The DOT has allowed cellular companies to buy rivals within the same operating circle provided their combined market share did not exceed 67 per cent. Previously, they were only allowed to buy companies outside their circle.
Growth Drivers
Opening up of international and domestic long distance telephony services are growth drivers in the industry. Cellular operators now get substantial revenue from these services, and compensate them for reduction in tariffs on air time, which along with rental was the main source of revenue. The reduction in tariffs for airtime, national long distance, international long distance, and handset prices has driven demand.
• THE KEY PLAYERS IN THE TELECOM MARKET IN INDIA Cellular Service provider:
Airtel
Vodafone BSNL
Spice/Idea Reliance
Tata indicom Aircel
MTNL
Subscribers
• Wireless subscribers crosses 200 million mark
• Tele density reaches 21.20%
• India has become the second largest wireless network given the exceptional growth in Mobile subscribers in India.
According to latest release by TRAI (Telecom Regulatory authority of India), the total wireless subscribers base stood at 261.09 million at the end of March 2008, compared to 255 million subscribers in U.S. A total of 10.16 million wireless subscribers have been added in the month of March 2008 as against 8.53 million wireless subscribers added in the month of February 2008.
Another landmark that March saw was reaching a total telephone connections to 300 million (wireline+wireless).
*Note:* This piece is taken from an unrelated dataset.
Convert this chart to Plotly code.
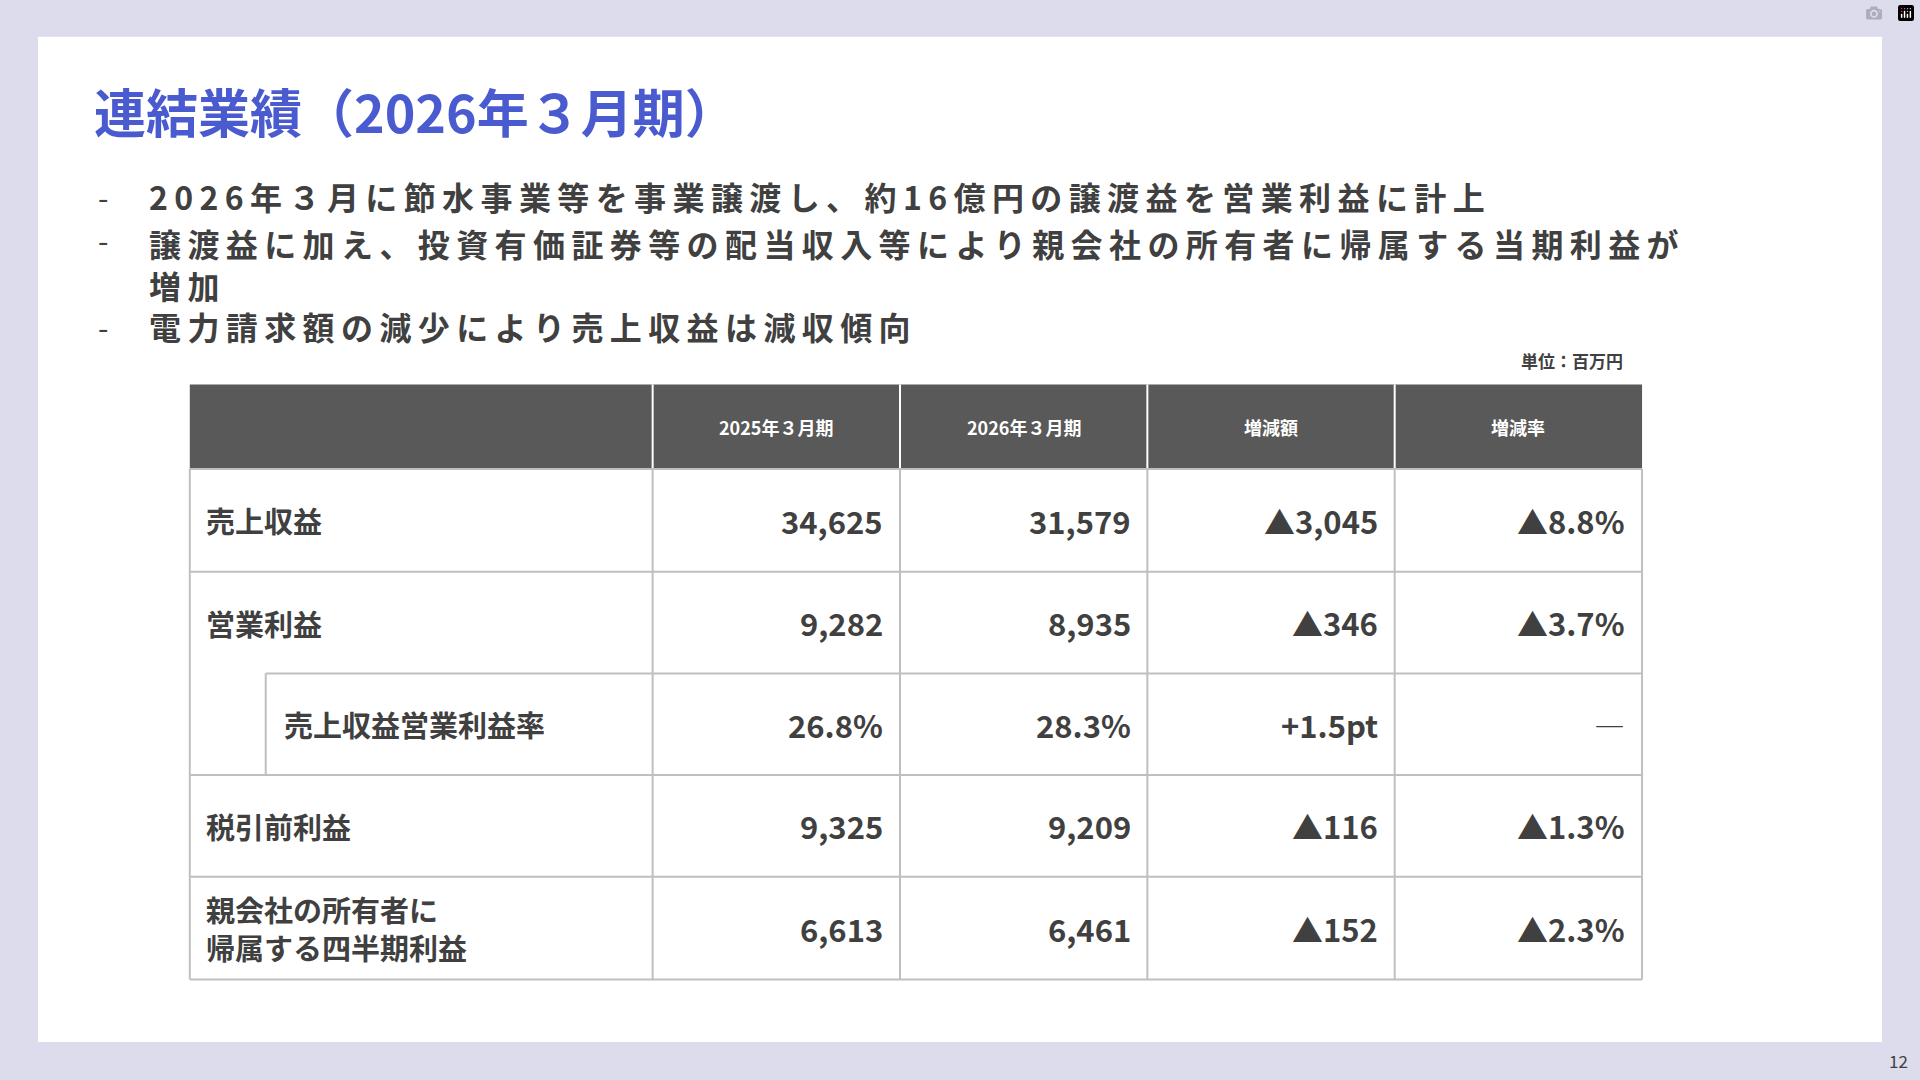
import plotly.graph_objects as go

S = 1920 / 1568  # reference measured in 1568-wide coordinates

title = "連結業績（2026年３月期）"
bullets = [
    "2026年３月に節水事業等を事業譲渡し、約16億円の譲渡益を営業利益に計上",
    "譲渡益に加え、投資有価証券等の配当収入等により親会社の所有者に帰属する当期利益が<br>増加",
    "電力請求額の減少により売上収益は減収傾向",
]
unit = "単位：百万円"
headers = ["", "2025年３月期", "2026年３月期", "増減額", "増減率"]
row_labels = ["売上収益", "営業利益", "売上収益営業利益率", "税引前利益", "親会社の所有者に<br>帰属する四半期利益"]
fy2025 = ["34,625", "9,282", "26.8%", "9,325", "6,613"]
fy2026 = ["31,579", "8,935", "28.3%", "9,209", "6,461"]
change = ["▲3,045", "▲346", "+1.5pt", "▲116", "▲152"]
rate = ["▲8.8%", "▲3.7%", "―", "▲1.3%", "▲2.3%"]
indented = [False, False, True, False, False]

col_x = [155, 533, 735, 937, 1139, 1341]
row_y = [314, 383, 467, 550, 633, 716, 800]
FONT = "Noto Sans CJK JP"

fig = go.Figure()
shapes = []
ann = []

def rect(x0, y0, x1, y1, fill):
    shapes.append(dict(type="rect", x0=x0 * S, y0=y0 * S, x1=x1 * S, y1=y1 * S,
                       fillcolor=fill, line=dict(color=fill, width=0), layer="below"))

def text(x, y, t, size, color, anchor="left", bold=True, yanchor="middle"):
    ann.append(dict(x=x * S, y=y * S, text=f"<b>{t}</b>" if bold else t, showarrow=False,
                    xanchor=anchor, yanchor=yanchor, align="left",
                    font=dict(family=FONT, size=size, color=color)))

def spaced(s):
    # wide letter spacing as in the slide
    parts = s.split("<br>")
    return "<br>".join("\u2009".join(p) for p in parts)

def line(x0, y0, x1, y1, c="#bfbfbf"):
    shapes.append(dict(type="line", x0=x0 * S, y0=y0 * S, x1=x1 * S, y1=y1 * S,
                       line=dict(color=c, width=2)))

rect(0, 0, 1568, 882, "#dcdcec")
rect(31, 30, 1537, 851, "#ffffff")

text(75, 90, title, 52, "#4a5bd0")
for y, b in zip([160, 195, 266], bullets):
    text(78, y, "-", 30, "#404040", bold=False)
    if "<br>" in b:
        text(120, y - 17, spaced(b), 32, "#404040", yanchor="top")
    else:
        text(120, y, spaced(b), 32, "#404040")
text(1327, 294, unit, 17, "#404040", anchor="right")

# header
rect(col_x[0], row_y[0], col_x[-1], row_y[1], "#595959")
for i, h in enumerate(headers):
    if h:
        text((col_x[i] + col_x[i + 1]) / 2, (row_y[0] + row_y[1]) / 2, h, 18, "#ffffff", anchor="center")

for i in range(1, len(col_x) - 1):
    line(col_x[i], row_y[0], col_x[i], row_y[1], "#ffffff")
    line(col_x[i], row_y[1], col_x[i], row_y[-1])
line(col_x[0], row_y[1], col_x[0], row_y[-1])
line(col_x[-1], row_y[1], col_x[-1], row_y[-1])
for j in range(1, len(row_y)):
    x_start = 217 if j == 3 else col_x[0]  # merged cell for indented sub-row
    line(x_start, row_y[j], col_x[-1], row_y[j])
line(217, row_y[3], 217, row_y[4])

for r in range(len(row_labels)):
    yc = (row_y[r + 1] + row_y[r + 2]) / 2
    lx = 230 if indented[r] else 167
    text(lx, yc, row_labels[r], 29, "#404040")
    for c, vals in enumerate([fy2025, fy2026, change, rate]):
        text(col_x[c + 2] - 12, yc, vals[r], 31, "#404040", anchor="right", bold=vals[r] != "―")

text(1560, 866, "12", 17, "#404040", anchor="right", bold=False)

fig.update_layout(
    width=1920, height=1080, margin=dict(l=0, r=0, t=0, b=0),
    paper_bgcolor="#dcdcec", plot_bgcolor="#dcdcec",
    xaxis=dict(range=[0, 1920], visible=False, fixedrange=True),
    yaxis=dict(range=[1080, 0], visible=False, fixedrange=True),
    shapes=shapes, annotations=ann, showlegend=False,
)
fig.write_html("out.html", post_script="document.body.style.margin='0';")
The overall tele-density is pegged at 26.22% at the end of March 2008 as against 25.31% in February 2008.
The total number of telephone subscribers has reached 241.02 million at the end of August 2007 as compared to 232.87 million in July 2007. The overall teledensity has increased to 21.20% in August 2007 as compared to 20.52% in July 2007.
In the wireless segment, 8.31 million subscribers have been added in August 2007 while 8.06 million subscribers were added in July 2007. The total wireless subscribers (GSM, CDMA & WLL (F)) base reaches 201.29 million at the end of August 2007.